Here’s the kicker for all of this, though: very few of these options are actually necessary for story progression. I recommend sending characters off to level up, but this amount of extra stat-manipulation borders on laughably unnecessary. I wanted to, but I just couldn’t bring myself to care about most of these options after a while.
Please, Make it Stop
If I ask someone who doesn’t like anime, why they don’t like anime, a reason I often hear is that “the girls’ voices are annoyingly high when they speak!” I understood what they were talking about, but didn’t feel the same way…until I played Disgaea 6. In addition to some painful script choices, the voice acting for some characters in Disgaea 6 is nigh unbearable. Thankfully, the main cast seems to be okay, but the extra recruits/enemy units are obnoxious. Units such as the thief and evil eye are especially annoying, with voices pitched through the roof. Every character has bits of dialogue that are used in battle and deployment, so one can imagine how the annoyance only escalated, and even more so when at 2x speed. Consequently, I spent most of the game with volumes on very low levels.
Speaking of 2x speed, it’s a miracle that my Switch was able to run any fast forward at all. Disgaea 6’s frame rates are atrocious. When I had first begun the game, it was evident that players are meant to enjoy cinematic cutscenes for special moves, enjoy sharp 3D graphics, and play around with game settings like that. However, that is not the case if the player wants to keep their sanity. No matter who does it or how, each attack within a battle causes the entire game to freeze for a split second before initiating anything. If cutscenes/animations are enabled, it takes even longer for the game to load each attack. Ultimately, I found Disgaea 6 only truly playable when I had animations disabled and with graphics in performance mode, the lowest setting. It hurt to look at, but at least I could (somewhat) play the game. Or rather, have the game play itself. Regardless, playing Disgaea 6 still crashed my Switch three times throughout my playthrough. On one occasion, I had to restart an entire grind. Easy come, easy go, I suppose.
It should be noted that my Switch still has over 20 GB of storage space remaining, and I still had three crashes, and had to give my Switch breaks every few hours to cool down. Even though it’s a Switch exclusive, my evidence seems to be showing it wasn’t developed to be on Switch hardware.
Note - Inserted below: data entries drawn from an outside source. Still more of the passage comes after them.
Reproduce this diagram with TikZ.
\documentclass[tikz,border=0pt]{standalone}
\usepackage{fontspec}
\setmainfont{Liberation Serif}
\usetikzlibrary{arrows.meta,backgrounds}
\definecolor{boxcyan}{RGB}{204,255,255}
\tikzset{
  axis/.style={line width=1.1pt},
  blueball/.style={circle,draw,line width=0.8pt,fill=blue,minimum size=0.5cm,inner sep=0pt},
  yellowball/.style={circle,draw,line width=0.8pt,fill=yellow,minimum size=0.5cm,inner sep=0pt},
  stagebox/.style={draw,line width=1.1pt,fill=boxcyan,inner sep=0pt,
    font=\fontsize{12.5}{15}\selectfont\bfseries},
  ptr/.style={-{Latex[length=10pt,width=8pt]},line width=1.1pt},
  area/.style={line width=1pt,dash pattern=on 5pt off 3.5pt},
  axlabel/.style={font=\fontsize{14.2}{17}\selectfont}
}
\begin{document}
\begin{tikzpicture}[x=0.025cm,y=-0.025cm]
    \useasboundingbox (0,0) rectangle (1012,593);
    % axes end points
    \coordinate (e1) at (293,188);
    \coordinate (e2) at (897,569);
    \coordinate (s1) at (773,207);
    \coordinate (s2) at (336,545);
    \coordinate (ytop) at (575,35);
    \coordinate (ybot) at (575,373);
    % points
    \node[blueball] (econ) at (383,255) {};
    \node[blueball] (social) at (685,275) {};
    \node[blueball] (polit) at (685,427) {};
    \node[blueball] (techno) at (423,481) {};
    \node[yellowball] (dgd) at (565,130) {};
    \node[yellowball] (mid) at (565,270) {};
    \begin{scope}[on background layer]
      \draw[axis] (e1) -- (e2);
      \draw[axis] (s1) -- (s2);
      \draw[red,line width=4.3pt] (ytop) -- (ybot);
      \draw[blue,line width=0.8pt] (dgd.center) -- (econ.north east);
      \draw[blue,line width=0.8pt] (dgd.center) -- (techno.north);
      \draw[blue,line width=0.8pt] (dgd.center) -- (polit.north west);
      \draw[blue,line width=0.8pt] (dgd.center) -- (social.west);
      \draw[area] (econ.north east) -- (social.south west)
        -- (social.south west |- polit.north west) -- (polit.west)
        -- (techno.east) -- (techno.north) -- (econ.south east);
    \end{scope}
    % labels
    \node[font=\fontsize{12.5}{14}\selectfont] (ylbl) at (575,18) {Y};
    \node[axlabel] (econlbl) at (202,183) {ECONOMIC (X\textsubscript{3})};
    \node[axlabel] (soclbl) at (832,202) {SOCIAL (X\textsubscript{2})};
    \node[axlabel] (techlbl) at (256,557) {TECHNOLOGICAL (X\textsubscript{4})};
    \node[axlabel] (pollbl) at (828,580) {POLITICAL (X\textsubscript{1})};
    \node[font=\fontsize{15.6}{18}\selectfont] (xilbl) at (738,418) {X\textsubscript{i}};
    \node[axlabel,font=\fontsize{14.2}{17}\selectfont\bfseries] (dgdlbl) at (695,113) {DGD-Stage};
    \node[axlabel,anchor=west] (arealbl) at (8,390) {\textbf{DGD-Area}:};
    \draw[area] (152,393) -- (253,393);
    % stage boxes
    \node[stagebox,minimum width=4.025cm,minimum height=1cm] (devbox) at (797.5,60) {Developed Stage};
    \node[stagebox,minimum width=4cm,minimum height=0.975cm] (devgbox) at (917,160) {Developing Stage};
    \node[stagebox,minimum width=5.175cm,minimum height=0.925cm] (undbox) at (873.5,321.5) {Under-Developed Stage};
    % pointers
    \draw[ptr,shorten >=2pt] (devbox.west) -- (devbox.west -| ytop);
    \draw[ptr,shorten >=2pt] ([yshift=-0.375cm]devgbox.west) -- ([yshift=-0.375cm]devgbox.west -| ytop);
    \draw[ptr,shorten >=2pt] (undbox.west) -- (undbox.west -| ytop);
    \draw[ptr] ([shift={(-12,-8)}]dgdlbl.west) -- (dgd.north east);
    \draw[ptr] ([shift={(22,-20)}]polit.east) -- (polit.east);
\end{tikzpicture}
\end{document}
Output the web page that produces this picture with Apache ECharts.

It can’t be denied that Disgaea 6 has a certain charm to it, like if the Animaniacs turned undead, then lost a level of wit and celebrity cameos. I’m sure that there are some who may enjoy the humor that Disgaea 6 tries to deliver, and some who may even find the story to be well-developed and entertaining. I honestly have no idea what the age demographic is supposed to be here. However, I don’t believe there is a single person who enjoys obnoxious chibi voices and performance issues. If the first couple things I described are you, Disgaea 6 may still be worth it for you. But as for me, I don’t foresee Disgaea 6’s “destiny” to be experienced again.
The Bottom Line
Although bursting at the seams with content, it is clear that Disgaea 6 is not meant for all audiences, with performance issues that are pleasing to no one.